彼らが求めているのは「日常の中の癒やし」であり、従来、宗教が担っていた「病争苦」からの「救い」ではない。その理由は二つある。
一つ目は、長い歴史のスパンで見れば、今は社会が安定している時期だということにある。確かに東日本大震災が起こったり、北朝鮮のミサイルの脅威もあるが、日本の社会システムそのものは経済の発展が止まったこともあり、かつてないほど安定している。
やはり社会が安定していた江戸時代には、レジャーとして伊勢参りをはじめとする寺社めぐりが盛んになった。神仏を拝み、桜を愛で、束の間の癒やしを求める姿は、江戸時代の人たちのそれと重なる。
もう一つは、オウム真理教が1995年に起こした地下鉄サリン事件などを通じて、宗教は「危険なもの」「いかがわしいもの」という警戒感が浸透したことがある。
オウム事件の後も、1999年には「ライフスペース事件」が起きた。
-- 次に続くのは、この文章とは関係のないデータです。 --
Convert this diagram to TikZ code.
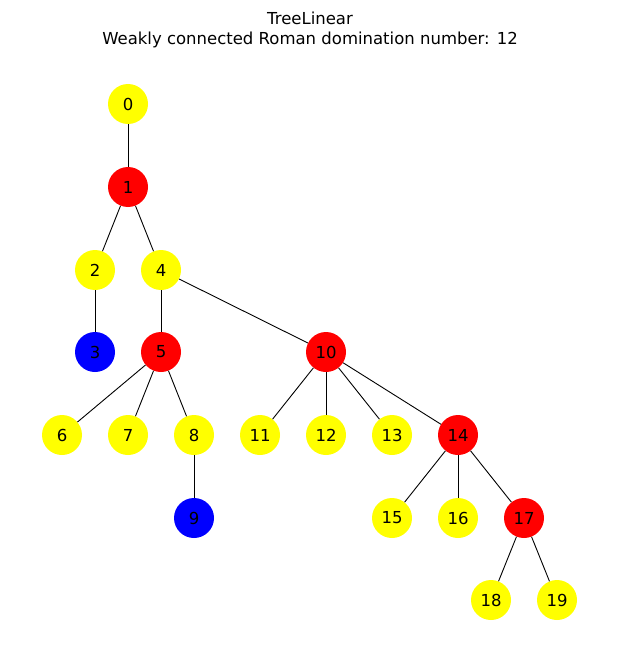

この事件では、シャクティパット(頭部を手で叩く宗教的な病気治療の方法)で死亡した信者の家族について、代表が「死んではいない」と主張し、成田市内のホテルで遺体がミイラ化していく様子を信者が記録し続けた。
さらに2003年には、電磁波を除けるために白装束をしたパナウェーブ研究所が大きな話題になった。こうした問題が相次いだことで、宗教に対する嫌悪感が高まったといえる。
だからといって、現代の人間が悩みや苦しみを抱いていないわけではない。問題は、宗教の側が苦しむ人々に「救い」を与える手だてを持っていないことにある。
日本では年間3万人にものぼる人が自殺しているが、宗教はこうした自殺や孤独死、そして経済的な困窮に対して無力なままなのだ。